Ich fühle keine zusätzliche Herausforderung, die meine Belastbarkeit strapaziert, sodass ich nicht mehr handlungsfähig sei. Gewiss endet meine Resilienz irgendwann und irgendwo, einige Triggers habe ich bereits identifiziert, die mich zweifelsfalls kurzzeitig aushebeln könnten. Ich agiere aber stets mit gedanklichen Szenarien.

Ich bin bereits für alle Szenarien geistig gerüstet. Ich könnte morgen ebensogut sterben und es wäre okay. Ich könnte morgen ebensogut meine Tochter verlieren. Ich könnte morgen ebensogut meinen Job kündigen. Alles ist bereits antizipiert. Ich fühle mich gerüstet. Ich wappne mich täglich mit allen Optionen. Ich bespiele Gedanken.
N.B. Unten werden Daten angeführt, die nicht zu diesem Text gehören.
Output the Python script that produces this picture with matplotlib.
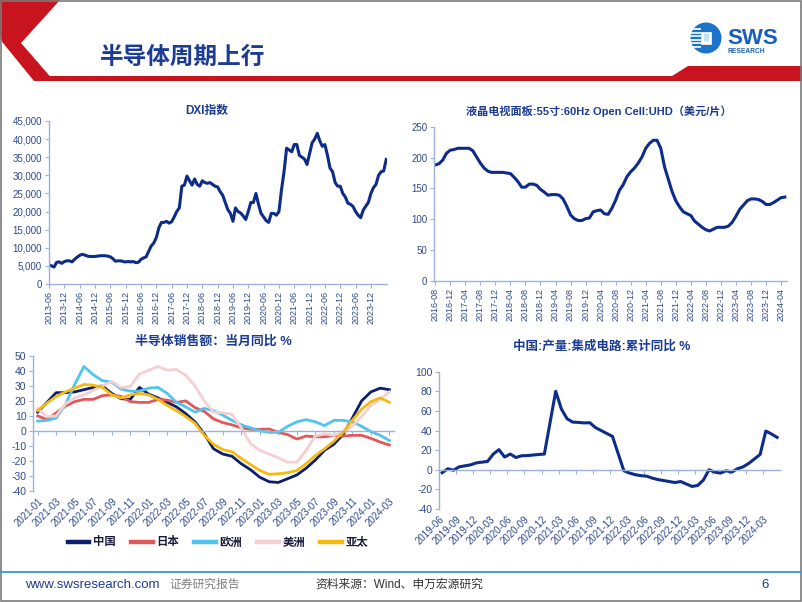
import matplotlib
matplotlib.use("Agg")
import matplotlib.pyplot as plt
from matplotlib.patches import Polygon, Rectangle, Circle
from matplotlib.lines import Line2D
from matplotlib.ticker import StrMethodFormatter

plt.rcParams['font.family'] = ['Liberation Sans', 'Noto Sans CJK SC']
plt.rcParams['axes.unicode_minus'] = False

# ---------------- data ----------------
dxi_start = '2013-06'
dxi_values = [
    5300, 5000, 4700, 6000, 6100, 5700, 6200, 6400, 6400, 6100,
    6800, 7400, 7900, 8200, 8000, 7700, 7600, 7600, 7600, 7700,
    7800, 7800, 7800, 7700, 7500, 7000, 6300, 6400, 6400, 6200,
    6100, 6200, 6100, 6200, 5900, 6000, 6800, 7200, 7500, 9000,
    10500, 11300, 12800, 15500, 17000, 17000, 17300, 16800, 17200, 18500,
    20000, 21000, 27000, 27300, 29800, 28500, 27300, 29000, 27500, 27000,
    28500, 28000, 27800, 28000, 27500, 27000, 26800, 25500, 24500, 22500,
    20500, 19500, 17300, 21000, 20000, 19600, 18800, 17800, 20000, 22500,
    22500, 25000, 22000, 19500, 18500, 17500, 17000, 19500, 19500, 19000,
    20000, 26000, 31000, 37500, 37000, 36500, 38500, 38500, 35500, 35000,
    34500, 33000, 36000, 39000, 40000, 41600, 39500, 38000, 38500, 35500,
    32000, 31000, 28000, 27000, 27000, 25000, 24000, 22300, 22000, 21400,
    20000, 19000, 18300, 20400, 21500, 22500, 25000, 26600, 27500, 30000,
    31000, 31200, 34400]
dxi_ticks = ['2013-06', '2013-12', '2014-06', '2014-12', '2015-06', '2015-12',
             '2016-06', '2016-12', '2017-06', '2017-12', '2018-06', '2018-12',
             '2019-06', '2019-12', '2020-06', '2020-12', '2021-06', '2021-12',
             '2022-06', '2022-12', '2023-06', '2023-12']

lcd_start = '2016-08'
lcd_values = [
    188, 190, 196, 207, 212, 213, 215, 215, 215, 215,
    211, 201, 191, 183, 178, 176, 176, 176, 176, 175,
    174, 168, 161, 152, 152, 157, 157, 155, 148.5, 144,
    139, 140, 140, 139, 133, 121, 107, 101, 98, 98,
    101, 102, 112, 114, 115, 109, 108, 118, 131, 147,
    156, 169, 177, 183, 191, 201, 215, 223, 228, 228,
    215, 185, 165, 145, 130, 120, 112, 109, 106, 97,
    92, 87, 83, 81, 84, 87, 87, 87, 89, 95,
    105, 116, 123, 130, 133, 133, 132, 129, 124, 124,
    127, 131, 135, 136]
lcd_ticks = ['2016-08', '2016-12', '2017-04', '2017-08', '2017-12', '2018-04',
             '2018-08', '2018-12', '2019-04', '2019-08', '2019-12', '2020-04',
             '2020-08', '2020-12', '2021-04', '2021-08', '2021-12', '2022-04',
             '2022-08', '2022-12', '2023-04', '2023-08', '2023-12', '2024-04']

sales_start = '2021-01'
sales_china = [12.5, 19, 25.5, 25.5, 26, 27.5, 29, 30, 25, 21.5, 21, 29, 24.5,
               22, 19, 16, 11.5, 6, -2, -12, -15.5, -17, -22, -26, -31, -34,
               -34.5, -32, -29.5, -25, -19.5, -13, -9, -2.5, 8.5, 20, 26, 28.5, 27.5]
sales_japan = [10, 7.5, 12, 16.5, 19.5, 21, 21, 23.5, 24, 23, 19.5, 19, 19,
               21, 20.5, 19, 20, 15.5, 13, 8, 5.5, 4, 2, 1, 1, 1.2, -1, -2.5,
               -5.5, -3.5, -4, -4, -3, -3.5, -3, -3, -5, -7.5, -9.5]
sales_europe = [6.5, 7, 8.5, 17.5, 31, 43, 37.5, 33.5, 32.5, 28, 26.5, 26.5,
                28.5, 29, 25, 19, 16, 12.5, 15, 13.5, 10.5, 7, 4, 2, 0, -1, -1,
                3, 6, 7.5, 6, 3.5, 7, 7, 6, 3, -0.5, -3, -6.5]
sales_america = [15, 9.5, 10, 18, 22, 24, 27, 30, 33, 29, 29.5, 38, 40.5, 43,
                 40.5, 41, 37, 30, 20, 12.5, 12, 11, 2, -8.5, -13, -15.5, -18,
                 -21, -21, -13, -3.5, -2, -3, -1, 3, 9.5, 17, 21, 26]
sales_apac = [13.5, 18.5, 23, 26, 28.5, 31, 30.5, 29, 24, 22, 24, 25, 24, 21,
              17, 13.5, 9.5, 5, -3, -9, -12.5, -14, -18.5, -22.5, -26.5, -29,
              -28.7, -28, -26.5, -22, -16.5, -12, -7, -1, 7, 14.5, 19.5, 22, 19]
sales_names = ['中国', '日本', '欧洲', '美洲', '亚太']
sales_colors = ['#0B1F6E', '#E0585A', '#4FC4EE', '#F5CFD1', '#F7B90F']
sales_ticks = ['2021-01', '2021-03', '2021-05', '2021-07', '2021-09', '2021-11',
               '2022-01', '2022-03', '2022-05', '2022-07', '2022-09', '2022-11',
               '2023-01', '2023-03', '2023-05', '2023-07', '2023-09', '2023-11',
               '2024-01', '2024-03']

ic_start = '2019-06'
ic_months = ['2019-06', '2019-07', '2019-08', '2019-09', '2019-10', '2019-11', '2019-12',
             '2020-02', '2020-03', '2020-04', '2020-05', '2020-06', '2020-07', '2020-08',
             '2020-09', '2020-10', '2020-11', '2020-12',
             '2021-02', '2021-03', '2021-04', '2021-05', '2021-06', '2021-07', '2021-08',
             '2021-09', '2021-10', '2021-11', '2021-12',
             '2022-02', '2022-03', '2022-04', '2022-05', '2022-06', '2022-07', '2022-08',
             '2022-09', '2022-10', '2022-11', '2022-12',
             '2023-02', '2023-03', '2023-04', '2023-05', '2023-06', '2023-07', '2023-08',
             '2023-09', '2023-10', '2023-11', '2023-12',
             '2024-02', '2024-03', '2024-04', '2024-05']
ic_values = [-3, 1, -0.5, 3, 4, 5, 7,
             8.5, 16, 20.5, 13, 16, 12.5, 14.3, 14.5, 15, 15.6, 16,
             80, 62, 52, 48.6, 48.3, 47.8, 48, 43, 40, 37, 34,
             -1, -3.3, -5, -6, -6.5, -8.5, -10, -11, -12, -13, -12,
             -17, -16, -10.5, 0, -2.4, -3.4, -1, -2.4, 1, 3, 6.5,
             15.6, 39.5, 36.5, 33]
ic_ticks = ['2019-06', '2019-09', '2019-12', '2020-03', '2020-06', '2020-09',
            '2020-12', '2021-03', '2021-06', '2021-09', '2021-12', '2022-03',
            '2022-06', '2022-09', '2022-12', '2023-03', '2023-06', '2023-09',
            '2023-12', '2024-03']


def midx(label, origin):
    y, m = map(int, label.split('-'))
    oy, om = map(int, origin.split('-'))
    return (y - oy) * 12 + (m - om)


# ---------------- figure ----------------
W, H = 802, 602
fig = plt.figure(figsize=(W / 100, H / 100), dpi=100)
fig.patch.set_facecolor('white')


def rect(x0, y0, x1, y1):
    return [x0 / W, 1 - y1 / H, (x1 - x0) / W, (y1 - y0) / H]


bg = fig.add_axes([0, 0, 1, 1], zorder=0)
bg.set_xlim(0, W)
bg.set_ylim(H, 0)
bg.axis('off')

RED = '#C8141E'
TITLE_BLUE = '#1C3C94'
NAVY = '#0D2C8A'
SPINE = '#9DB1D9'
TICKC = '#2E4A8C'

# header decorations
bg.add_patch(Polygon([(0, 0), (60, 0), (21, 43), (54, 81), (34, 81), (3, 43), (0, 38)],
                     closed=True, color=RED, lw=0))
bg.add_patch(Polygon([(34, 76), (672, 76), (688, 66), (802, 66), (802, 81), (34, 81)],
                     closed=True, color=RED, lw=0))
bg.text(100, 57, '半导体周期上行', fontsize=17, fontweight='bold', color=TITLE_BLUE,
        va='center', ha='left', family=['Noto Sans CJK SC'])

# logo
bg.add_patch(Circle((706, 38), 15.5, color='#1B74C9', lw=0))
for yy in [29, 32.5, 36, 39.5, 43, 46.5]:
    bg.plot([690, 701], [yy, yy], color='white', lw=1.2, solid_capstyle='butt')
bg.add_patch(Rectangle((701, 31.5), 10, 12, facecolor='white', edgecolor='white', lw=0.5))
bg.add_patch(Rectangle((703.5, 34), 5, 7, facecolor='#BFE3F7', lw=0))
bg.text(727, 38.5, 'SWS', fontsize=16, fontweight='bold', color='#1560BD',
        va='center', ha='left', family=['Liberation Sans'])
bg.text(728, 51.5, 'RESEARCH', fontsize=4.8, fontweight='bold', color='#1560BD',
        va='center', ha='left', family=['Liberation Sans'])

# footer
bg.plot([0, W], [572, 572], color='#3D9AD6', lw=1.3)
bg.text(25, 585, 'www.swsresearch.com', fontsize=9.5, color='#1F3C88',
        va='center', ha='left')
bg.text(169, 585, '证券研究报告', fontsize=8.5, color='#808080', va='center', ha='left')
bg.text(315, 585, '资料来源：Wind、申万宏源研究', fontsize=8.5, color='#333333',
        va='center', ha='left')
bg.text(765, 585, '6', fontsize=9.5, color='#1F3C88', va='center', ha='center')
bg.add_patch(Rectangle((0.5, 0.5), W - 1.5, H - 1.5, fill=False, edgecolor='#7A7A7A', lw=1.2))

# chart titles
bg.text(207, 111, 'DXI指数', fontsize=8.5, fontweight='bold', color=TITLE_BLUE,
        ha='center', va='center')
bg.text(599, 111, '液晶电视面板:55寸:60Hz Open Cell:UHD（美元/片）', fontsize=8,
        fontweight='bold', color=TITLE_BLUE, ha='center', va='center')
bg.text(213, 342, '半导体销售额：当月同比 %', fontsize=9.3, fontweight='bold',
        color=TITLE_BLUE, ha='center', va='center')
bg.text(602, 347, '中国:产量:集成电路:累计同比 %', fontsize=9, fontweight='bold',
        color=TITLE_BLUE, ha='center', va='center')


def style(ax):
    for s in ['top', 'right']:
        ax.spines[s].set_visible(False)
    for s in ['left', 'bottom']:
        ax.spines[s].set_color(SPINE)
        ax.spines[s].set_linewidth(1.0)
    ax.tick_params(color=SPINE, labelcolor=TICKC, length=3, width=0.8, pad=2)
    ax.set_facecolor('none')


# ---- chart 1: DXI ----
ax1 = fig.add_axes(rect(49, 121, 387, 284), zorder=1)
style(ax1)
ax1.plot(range(len(dxi_values)), dxi_values, color=NAVY, lw=2.2, solid_joinstyle='round')
ax1.set_xlim(0, len(dxi_values) - 0.7)
ax1.set_ylim(0, 45000)
ax1.set_yticks(range(0, 45001, 5000))
ax1.yaxis.set_major_formatter(StrMethodFormatter('{x:,.0f}'))
ax1.set_xticks([midx(t, dxi_start) for t in dxi_ticks], dxi_ticks, rotation=90)
ax1.tick_params(axis='x', labelsize=6.5)
ax1.tick_params(axis='y', labelsize=7)

# ---- chart 2: LCD panel ----
ax2 = fig.add_axes(rect(434.3, 126.7, 786.7, 281), zorder=1)
style(ax2)
ax2.plot(range(len(lcd_values)), lcd_values, color=NAVY, lw=2.2, solid_joinstyle='round')
ax2.set_xlim(-0.25, len(lcd_values) - 0.5)
ax2.set_ylim(0, 250)
ax2.set_yticks(range(0, 251, 50))
ax2.set_xticks([midx(t, lcd_start) for t in lcd_ticks], lcd_ticks, rotation=90)
ax2.tick_params(axis='x', labelsize=6.5)
ax2.tick_params(axis='y', labelsize=7)


def zero_axis(ax, positions, labels):
    ax.spines['bottom'].set_position(('data', 0))
    ax.tick_params(axis='x', labelbottom=False, direction='out', length=3)
    ax.set_xticks(positions)
    sec = ax.secondary_xaxis(0)
    sec.set_xticks(positions, labels=labels)
    sec.tick_params(length=0, labelsize=7, labelcolor=TICKC, pad=4)
    sec.spines['bottom'].set_visible(False)
    for lab in sec.get_xticklabels():
        lab.set_rotation(45)
        lab.set_ha('right')
        lab.set_rotation_mode('anchor')
    return sec


# ---- chart 3: semiconductor sales ----
ax3 = fig.add_axes(rect(33.3, 356, 394, 490.7), zorder=1)
style(ax3)
for name, vals, col in zip(sales_names,
                           [sales_china, sales_japan, sales_europe, sales_america, sales_apac],
                           sales_colors):
    ax3.plot(range(len(vals)), vals, color=col, lw=2.0, label=name,
             solid_joinstyle='round')
ax3.set_xlim(-0.47, len(sales_china) - 0.5)
ax3.set_ylim(-40, 50)
ax3.set_yticks(range(-40, 51, 10))
ax3.tick_params(axis='y', labelsize=7.5)
zero_axis(ax3, [midx(t, sales_start) for t in sales_ticks], sales_ticks)
legend_handles = [Line2D([], [], color=c, lw=3.2) for c in sales_colors]
fig.legend(handles=legend_handles, labels=sales_names, loc='center',
           bbox_to_anchor=(218 / W, 1 - 542 / H), ncol=5, frameon=False,
           prop={'weight': 'bold', 'size': 8.2}, handlelength=1.9,
           columnspacing=1.35, handletextpad=0.3, labelcolor='#1A1A3A')

# ---- chart 4: IC output ----
ax4 = fig.add_axes(rect(439.3, 371.7, 780, 509), zorder=1)
style(ax4)
ax4.plot([midx(m, ic_start) + 0.5 for m in ic_months], ic_values, color=NAVY, lw=2.2,
         solid_joinstyle='round')
ax4.set_xlim(0, 60)
ax4.set_ylim(-40, 100)
ax4.set_yticks(range(-40, 101, 20))
ax4.tick_params(axis='y', labelsize=7.5)
zero_axis(ax4, [midx(t, ic_start) for t in ic_ticks], ic_ticks)

fig.savefig('out.png', dpi=100)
Was mich überdies auszeichnet, ist meine Anpassungsfähigkeit. Ich kann Ereignisse deuten und notfalls auch umschlüsseln. Ich bin zäh, robust und stur. Ich konstruiere mir die Welt, die Welt als Wille und Vorstellung habe ich verinnerlicht. Stets kann ich mich zurückziehen, stets betrete ich solche Lebensabschnitte. 

Ich überlebe gut. Ich muss nichts ändern. Ich schätze und würdige die Momente des Glücks, auch wenn sie naturgemäss selten und vor allem vergänglich sind. Das Futuristische ist nicht erloschen. Ich bin weiterhin zuversichtlich, ich glaube. Ich freue mich. Oder so.